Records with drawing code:
■ ■ ■ ■

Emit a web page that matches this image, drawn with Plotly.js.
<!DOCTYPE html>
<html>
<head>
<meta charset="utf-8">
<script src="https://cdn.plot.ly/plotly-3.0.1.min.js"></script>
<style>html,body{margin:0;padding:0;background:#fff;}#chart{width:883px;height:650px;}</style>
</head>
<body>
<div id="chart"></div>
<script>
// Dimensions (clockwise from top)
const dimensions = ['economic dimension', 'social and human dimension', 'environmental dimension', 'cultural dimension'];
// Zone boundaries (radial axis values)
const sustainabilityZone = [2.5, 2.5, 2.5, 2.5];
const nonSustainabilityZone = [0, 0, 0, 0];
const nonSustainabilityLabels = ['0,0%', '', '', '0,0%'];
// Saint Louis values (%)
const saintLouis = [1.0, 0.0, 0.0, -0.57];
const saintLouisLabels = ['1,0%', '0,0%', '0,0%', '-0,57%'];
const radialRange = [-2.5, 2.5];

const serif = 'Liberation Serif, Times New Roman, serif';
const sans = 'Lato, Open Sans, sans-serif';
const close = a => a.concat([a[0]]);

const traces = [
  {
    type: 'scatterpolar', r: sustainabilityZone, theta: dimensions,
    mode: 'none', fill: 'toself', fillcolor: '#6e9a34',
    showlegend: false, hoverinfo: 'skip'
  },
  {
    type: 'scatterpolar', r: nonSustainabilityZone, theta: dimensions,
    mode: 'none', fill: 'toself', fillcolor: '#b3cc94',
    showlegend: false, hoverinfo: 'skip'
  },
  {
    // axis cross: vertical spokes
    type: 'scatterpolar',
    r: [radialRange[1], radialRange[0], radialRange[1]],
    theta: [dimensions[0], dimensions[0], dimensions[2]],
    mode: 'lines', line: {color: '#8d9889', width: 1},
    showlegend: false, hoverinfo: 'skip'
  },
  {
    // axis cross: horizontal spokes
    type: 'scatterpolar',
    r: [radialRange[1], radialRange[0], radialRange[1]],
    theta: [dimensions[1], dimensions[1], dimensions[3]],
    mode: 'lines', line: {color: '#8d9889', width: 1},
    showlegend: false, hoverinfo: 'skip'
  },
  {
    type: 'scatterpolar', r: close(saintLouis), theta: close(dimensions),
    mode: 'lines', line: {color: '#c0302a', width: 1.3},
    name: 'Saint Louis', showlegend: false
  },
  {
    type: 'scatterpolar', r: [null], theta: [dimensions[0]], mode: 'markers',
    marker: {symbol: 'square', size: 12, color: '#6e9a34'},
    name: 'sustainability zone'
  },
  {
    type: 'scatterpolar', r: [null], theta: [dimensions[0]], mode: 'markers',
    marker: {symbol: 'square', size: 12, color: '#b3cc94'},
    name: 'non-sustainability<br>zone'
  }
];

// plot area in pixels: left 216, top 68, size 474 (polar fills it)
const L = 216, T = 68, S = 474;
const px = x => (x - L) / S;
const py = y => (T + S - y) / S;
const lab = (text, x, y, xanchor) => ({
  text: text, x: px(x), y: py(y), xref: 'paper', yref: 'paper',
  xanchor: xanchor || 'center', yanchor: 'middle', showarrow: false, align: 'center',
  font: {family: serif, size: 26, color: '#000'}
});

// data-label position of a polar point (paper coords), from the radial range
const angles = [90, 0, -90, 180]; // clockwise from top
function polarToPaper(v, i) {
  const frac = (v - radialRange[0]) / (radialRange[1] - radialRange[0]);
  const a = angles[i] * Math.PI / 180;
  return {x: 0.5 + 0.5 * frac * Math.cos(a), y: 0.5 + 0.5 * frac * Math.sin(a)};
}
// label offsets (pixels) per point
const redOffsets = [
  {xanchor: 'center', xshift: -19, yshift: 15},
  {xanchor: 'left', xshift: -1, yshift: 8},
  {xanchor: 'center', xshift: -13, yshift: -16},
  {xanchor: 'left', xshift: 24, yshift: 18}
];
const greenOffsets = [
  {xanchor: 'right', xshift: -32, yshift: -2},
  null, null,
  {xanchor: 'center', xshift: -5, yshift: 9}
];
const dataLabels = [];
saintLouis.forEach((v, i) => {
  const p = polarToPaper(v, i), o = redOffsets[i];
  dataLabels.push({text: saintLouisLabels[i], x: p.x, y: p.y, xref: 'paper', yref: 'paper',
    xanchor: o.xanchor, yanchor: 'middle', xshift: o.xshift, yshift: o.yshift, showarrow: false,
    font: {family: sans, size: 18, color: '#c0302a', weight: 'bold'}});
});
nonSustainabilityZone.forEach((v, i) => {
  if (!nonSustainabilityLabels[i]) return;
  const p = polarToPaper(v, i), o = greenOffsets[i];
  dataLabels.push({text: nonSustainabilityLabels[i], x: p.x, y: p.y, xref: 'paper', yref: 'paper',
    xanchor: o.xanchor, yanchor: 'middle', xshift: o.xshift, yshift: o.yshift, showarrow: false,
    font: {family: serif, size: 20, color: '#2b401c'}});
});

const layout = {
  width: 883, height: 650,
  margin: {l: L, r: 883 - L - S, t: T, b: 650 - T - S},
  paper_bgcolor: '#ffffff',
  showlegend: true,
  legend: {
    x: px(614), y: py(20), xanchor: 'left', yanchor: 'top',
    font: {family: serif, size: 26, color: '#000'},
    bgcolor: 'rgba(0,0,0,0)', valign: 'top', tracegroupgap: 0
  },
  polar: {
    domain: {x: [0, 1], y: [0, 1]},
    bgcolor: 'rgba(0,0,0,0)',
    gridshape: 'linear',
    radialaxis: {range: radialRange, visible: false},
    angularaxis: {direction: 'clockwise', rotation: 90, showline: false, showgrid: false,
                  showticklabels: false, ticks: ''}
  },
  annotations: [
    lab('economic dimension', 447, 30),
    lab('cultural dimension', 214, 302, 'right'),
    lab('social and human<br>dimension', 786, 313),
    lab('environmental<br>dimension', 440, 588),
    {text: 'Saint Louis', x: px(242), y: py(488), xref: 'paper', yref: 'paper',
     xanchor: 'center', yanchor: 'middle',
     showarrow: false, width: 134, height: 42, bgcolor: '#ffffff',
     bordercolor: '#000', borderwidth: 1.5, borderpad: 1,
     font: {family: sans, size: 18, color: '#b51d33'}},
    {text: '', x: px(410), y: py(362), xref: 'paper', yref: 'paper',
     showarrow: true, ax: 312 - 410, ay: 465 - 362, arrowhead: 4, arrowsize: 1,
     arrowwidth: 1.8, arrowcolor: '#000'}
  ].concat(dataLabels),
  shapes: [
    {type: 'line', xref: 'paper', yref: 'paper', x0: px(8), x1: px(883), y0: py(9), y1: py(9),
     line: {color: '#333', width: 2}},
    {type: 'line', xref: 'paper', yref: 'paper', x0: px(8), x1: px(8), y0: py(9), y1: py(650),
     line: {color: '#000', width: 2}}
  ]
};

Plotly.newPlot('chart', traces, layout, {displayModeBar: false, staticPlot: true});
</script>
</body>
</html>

■ ■ ■ ■

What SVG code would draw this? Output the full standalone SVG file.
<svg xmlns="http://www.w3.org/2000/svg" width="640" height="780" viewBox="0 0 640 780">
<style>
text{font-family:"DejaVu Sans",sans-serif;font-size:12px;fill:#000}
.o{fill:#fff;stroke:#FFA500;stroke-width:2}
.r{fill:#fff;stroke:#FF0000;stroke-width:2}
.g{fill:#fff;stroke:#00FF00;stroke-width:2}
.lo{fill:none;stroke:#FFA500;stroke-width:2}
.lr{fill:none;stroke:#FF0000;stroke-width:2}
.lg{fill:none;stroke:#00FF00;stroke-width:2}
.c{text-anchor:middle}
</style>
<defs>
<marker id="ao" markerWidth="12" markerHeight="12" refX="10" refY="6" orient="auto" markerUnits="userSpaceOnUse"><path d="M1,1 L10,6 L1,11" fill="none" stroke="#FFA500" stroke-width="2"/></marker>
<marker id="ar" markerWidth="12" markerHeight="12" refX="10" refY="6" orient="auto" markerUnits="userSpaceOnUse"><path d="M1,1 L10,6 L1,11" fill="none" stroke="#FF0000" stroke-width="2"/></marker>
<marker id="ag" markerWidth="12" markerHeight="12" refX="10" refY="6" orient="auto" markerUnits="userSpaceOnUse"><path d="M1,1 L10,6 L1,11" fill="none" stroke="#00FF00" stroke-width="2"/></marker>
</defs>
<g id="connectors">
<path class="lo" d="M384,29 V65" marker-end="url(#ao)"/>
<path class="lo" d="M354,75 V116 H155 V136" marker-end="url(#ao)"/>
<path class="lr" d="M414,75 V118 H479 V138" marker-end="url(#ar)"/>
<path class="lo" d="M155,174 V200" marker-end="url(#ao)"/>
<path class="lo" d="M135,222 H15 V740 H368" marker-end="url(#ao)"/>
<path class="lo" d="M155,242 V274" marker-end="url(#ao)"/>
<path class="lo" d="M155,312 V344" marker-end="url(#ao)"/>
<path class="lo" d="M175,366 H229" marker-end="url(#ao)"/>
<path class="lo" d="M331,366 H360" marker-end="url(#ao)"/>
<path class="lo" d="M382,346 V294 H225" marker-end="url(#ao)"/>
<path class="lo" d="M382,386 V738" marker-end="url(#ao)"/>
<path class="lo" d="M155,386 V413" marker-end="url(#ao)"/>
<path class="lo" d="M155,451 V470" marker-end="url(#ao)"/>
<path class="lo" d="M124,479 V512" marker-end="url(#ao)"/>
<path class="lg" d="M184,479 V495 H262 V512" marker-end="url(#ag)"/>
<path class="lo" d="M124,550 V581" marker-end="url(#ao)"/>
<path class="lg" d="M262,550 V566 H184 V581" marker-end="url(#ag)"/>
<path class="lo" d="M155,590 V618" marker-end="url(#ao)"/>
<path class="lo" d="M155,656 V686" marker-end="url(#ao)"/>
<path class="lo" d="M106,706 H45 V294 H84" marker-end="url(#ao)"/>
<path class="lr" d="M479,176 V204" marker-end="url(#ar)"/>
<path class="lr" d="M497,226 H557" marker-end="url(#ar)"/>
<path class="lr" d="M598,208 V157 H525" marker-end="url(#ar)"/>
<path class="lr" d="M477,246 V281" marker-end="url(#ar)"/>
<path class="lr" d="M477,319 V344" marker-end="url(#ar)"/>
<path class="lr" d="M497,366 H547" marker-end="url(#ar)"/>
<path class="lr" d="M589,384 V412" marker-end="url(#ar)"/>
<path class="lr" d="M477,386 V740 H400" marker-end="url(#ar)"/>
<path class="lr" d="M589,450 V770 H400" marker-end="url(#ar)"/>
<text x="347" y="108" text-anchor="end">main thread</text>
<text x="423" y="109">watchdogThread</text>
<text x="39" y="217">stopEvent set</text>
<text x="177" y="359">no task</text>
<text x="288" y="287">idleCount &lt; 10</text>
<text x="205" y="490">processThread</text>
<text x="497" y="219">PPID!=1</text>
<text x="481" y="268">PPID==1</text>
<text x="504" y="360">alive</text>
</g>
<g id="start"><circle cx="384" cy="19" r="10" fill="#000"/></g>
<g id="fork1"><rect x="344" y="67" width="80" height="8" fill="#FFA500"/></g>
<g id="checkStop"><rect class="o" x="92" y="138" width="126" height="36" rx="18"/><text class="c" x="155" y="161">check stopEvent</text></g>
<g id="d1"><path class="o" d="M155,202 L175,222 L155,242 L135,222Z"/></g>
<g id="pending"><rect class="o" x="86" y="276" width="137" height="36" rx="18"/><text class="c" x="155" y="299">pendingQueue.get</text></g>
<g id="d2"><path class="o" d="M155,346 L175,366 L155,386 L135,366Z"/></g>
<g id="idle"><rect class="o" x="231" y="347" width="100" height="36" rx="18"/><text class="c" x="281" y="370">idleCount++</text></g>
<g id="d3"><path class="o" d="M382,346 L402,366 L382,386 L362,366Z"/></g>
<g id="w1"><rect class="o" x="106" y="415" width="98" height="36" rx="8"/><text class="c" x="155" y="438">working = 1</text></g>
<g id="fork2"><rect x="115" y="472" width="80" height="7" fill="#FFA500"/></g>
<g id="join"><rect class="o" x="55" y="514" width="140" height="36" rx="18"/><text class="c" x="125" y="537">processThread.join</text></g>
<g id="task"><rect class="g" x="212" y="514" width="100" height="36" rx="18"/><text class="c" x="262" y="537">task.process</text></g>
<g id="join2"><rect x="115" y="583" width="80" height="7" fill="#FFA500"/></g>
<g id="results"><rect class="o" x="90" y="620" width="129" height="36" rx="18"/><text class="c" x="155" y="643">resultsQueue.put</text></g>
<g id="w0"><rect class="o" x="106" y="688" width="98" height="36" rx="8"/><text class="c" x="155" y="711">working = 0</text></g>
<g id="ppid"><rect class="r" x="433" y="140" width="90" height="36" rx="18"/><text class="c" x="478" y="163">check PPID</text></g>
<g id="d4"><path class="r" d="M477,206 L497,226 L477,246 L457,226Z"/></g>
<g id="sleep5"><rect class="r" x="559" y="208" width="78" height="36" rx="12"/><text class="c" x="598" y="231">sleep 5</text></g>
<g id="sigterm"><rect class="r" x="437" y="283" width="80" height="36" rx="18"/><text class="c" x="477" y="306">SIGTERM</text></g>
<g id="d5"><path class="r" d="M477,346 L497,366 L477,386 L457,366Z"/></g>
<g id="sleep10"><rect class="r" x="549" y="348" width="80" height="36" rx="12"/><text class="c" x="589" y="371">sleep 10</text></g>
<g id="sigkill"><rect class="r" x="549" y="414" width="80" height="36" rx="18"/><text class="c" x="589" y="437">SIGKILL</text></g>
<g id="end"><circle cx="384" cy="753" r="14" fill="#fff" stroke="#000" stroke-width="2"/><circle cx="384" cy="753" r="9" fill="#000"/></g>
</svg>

■ ■ ■ ■

Copy every line in the records above that contains the word "this".

- COMPLETED EXERCISE
Emit a web page that matches this image, drawn with Plotly.js.
What SVG code would draw this? Output the full standalone SVG file.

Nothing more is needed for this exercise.